**** INFORMATION SHOWN

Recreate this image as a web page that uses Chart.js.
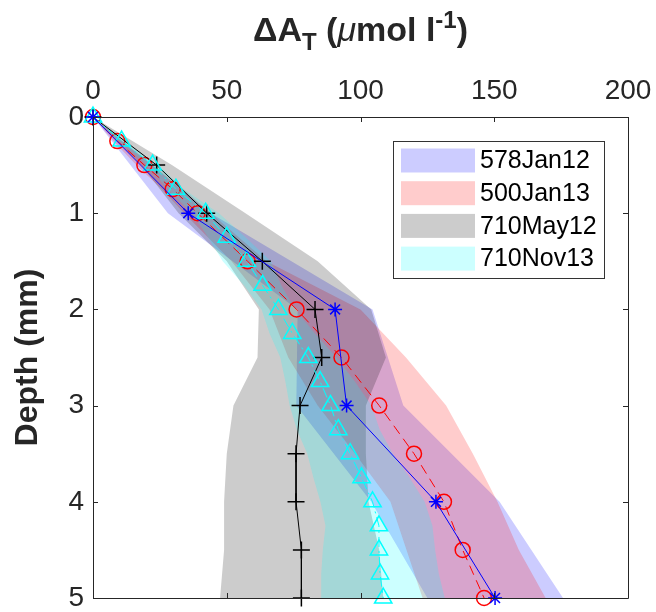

********
**** INFORMATION SHOWN

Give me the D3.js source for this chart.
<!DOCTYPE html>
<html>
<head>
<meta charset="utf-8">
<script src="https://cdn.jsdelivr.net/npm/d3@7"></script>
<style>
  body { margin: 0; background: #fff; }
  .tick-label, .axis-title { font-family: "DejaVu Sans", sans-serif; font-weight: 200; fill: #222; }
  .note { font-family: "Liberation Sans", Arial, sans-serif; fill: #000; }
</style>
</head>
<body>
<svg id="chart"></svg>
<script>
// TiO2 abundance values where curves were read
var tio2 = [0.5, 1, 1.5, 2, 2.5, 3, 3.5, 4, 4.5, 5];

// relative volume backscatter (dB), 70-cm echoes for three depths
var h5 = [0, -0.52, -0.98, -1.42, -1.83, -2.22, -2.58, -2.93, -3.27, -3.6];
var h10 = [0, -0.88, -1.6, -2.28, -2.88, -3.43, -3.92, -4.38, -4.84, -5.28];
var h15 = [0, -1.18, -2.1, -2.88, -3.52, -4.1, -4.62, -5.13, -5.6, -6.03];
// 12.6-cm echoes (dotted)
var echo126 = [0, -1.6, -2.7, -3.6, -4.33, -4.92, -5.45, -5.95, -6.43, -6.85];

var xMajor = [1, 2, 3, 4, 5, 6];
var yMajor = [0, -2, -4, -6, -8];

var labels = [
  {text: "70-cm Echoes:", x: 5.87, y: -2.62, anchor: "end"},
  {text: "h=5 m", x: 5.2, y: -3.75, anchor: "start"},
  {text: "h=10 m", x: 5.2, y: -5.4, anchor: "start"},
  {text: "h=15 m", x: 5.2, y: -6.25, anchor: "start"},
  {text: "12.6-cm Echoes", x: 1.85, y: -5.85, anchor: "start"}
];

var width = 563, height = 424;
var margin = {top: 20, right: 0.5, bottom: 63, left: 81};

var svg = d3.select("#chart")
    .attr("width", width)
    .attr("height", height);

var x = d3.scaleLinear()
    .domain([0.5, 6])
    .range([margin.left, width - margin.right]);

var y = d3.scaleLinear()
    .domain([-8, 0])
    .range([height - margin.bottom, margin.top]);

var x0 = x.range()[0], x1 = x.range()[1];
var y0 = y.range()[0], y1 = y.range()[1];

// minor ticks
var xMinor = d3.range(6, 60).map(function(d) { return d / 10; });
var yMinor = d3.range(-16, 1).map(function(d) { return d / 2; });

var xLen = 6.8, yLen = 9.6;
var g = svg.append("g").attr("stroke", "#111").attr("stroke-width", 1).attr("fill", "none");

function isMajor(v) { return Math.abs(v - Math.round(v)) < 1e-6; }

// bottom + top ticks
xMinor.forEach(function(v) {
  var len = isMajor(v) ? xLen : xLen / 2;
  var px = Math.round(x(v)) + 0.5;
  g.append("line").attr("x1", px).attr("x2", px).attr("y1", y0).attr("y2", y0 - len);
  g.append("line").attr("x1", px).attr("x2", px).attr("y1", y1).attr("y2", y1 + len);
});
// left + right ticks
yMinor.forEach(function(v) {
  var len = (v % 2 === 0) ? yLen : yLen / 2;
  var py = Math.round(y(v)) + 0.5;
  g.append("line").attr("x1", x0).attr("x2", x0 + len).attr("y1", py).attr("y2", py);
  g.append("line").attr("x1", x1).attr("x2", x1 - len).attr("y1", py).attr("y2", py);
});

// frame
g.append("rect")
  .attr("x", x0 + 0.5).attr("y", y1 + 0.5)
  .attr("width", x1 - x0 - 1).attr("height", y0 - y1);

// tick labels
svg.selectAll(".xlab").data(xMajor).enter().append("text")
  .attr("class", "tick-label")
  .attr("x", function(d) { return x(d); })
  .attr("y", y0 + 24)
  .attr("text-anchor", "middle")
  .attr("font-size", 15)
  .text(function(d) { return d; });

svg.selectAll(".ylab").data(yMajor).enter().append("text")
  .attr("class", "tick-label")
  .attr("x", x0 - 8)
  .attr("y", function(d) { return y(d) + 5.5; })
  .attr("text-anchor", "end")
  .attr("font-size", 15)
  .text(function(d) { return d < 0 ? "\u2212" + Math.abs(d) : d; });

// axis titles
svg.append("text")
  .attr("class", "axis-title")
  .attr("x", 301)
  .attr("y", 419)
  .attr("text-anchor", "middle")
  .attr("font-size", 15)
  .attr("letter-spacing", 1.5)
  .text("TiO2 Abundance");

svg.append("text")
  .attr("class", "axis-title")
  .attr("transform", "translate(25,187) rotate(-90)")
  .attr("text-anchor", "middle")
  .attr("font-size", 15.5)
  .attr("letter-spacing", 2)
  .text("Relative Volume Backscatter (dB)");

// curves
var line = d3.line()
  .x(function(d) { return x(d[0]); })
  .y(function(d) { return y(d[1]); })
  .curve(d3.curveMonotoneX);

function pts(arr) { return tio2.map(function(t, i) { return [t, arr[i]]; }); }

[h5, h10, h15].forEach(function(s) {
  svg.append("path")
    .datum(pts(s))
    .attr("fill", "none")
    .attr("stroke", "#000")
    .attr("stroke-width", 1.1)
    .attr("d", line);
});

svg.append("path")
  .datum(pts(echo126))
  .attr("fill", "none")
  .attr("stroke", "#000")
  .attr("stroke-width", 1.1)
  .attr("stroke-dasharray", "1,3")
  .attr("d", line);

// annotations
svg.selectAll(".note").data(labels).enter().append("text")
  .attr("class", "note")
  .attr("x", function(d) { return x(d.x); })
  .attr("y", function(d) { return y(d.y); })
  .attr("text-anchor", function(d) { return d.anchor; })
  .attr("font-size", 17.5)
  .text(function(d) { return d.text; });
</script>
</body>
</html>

********

**THE EXERCISE:** Among the lines above, how many contain the string "this"? State the number alone.

**ANSWER IN FULL:** 2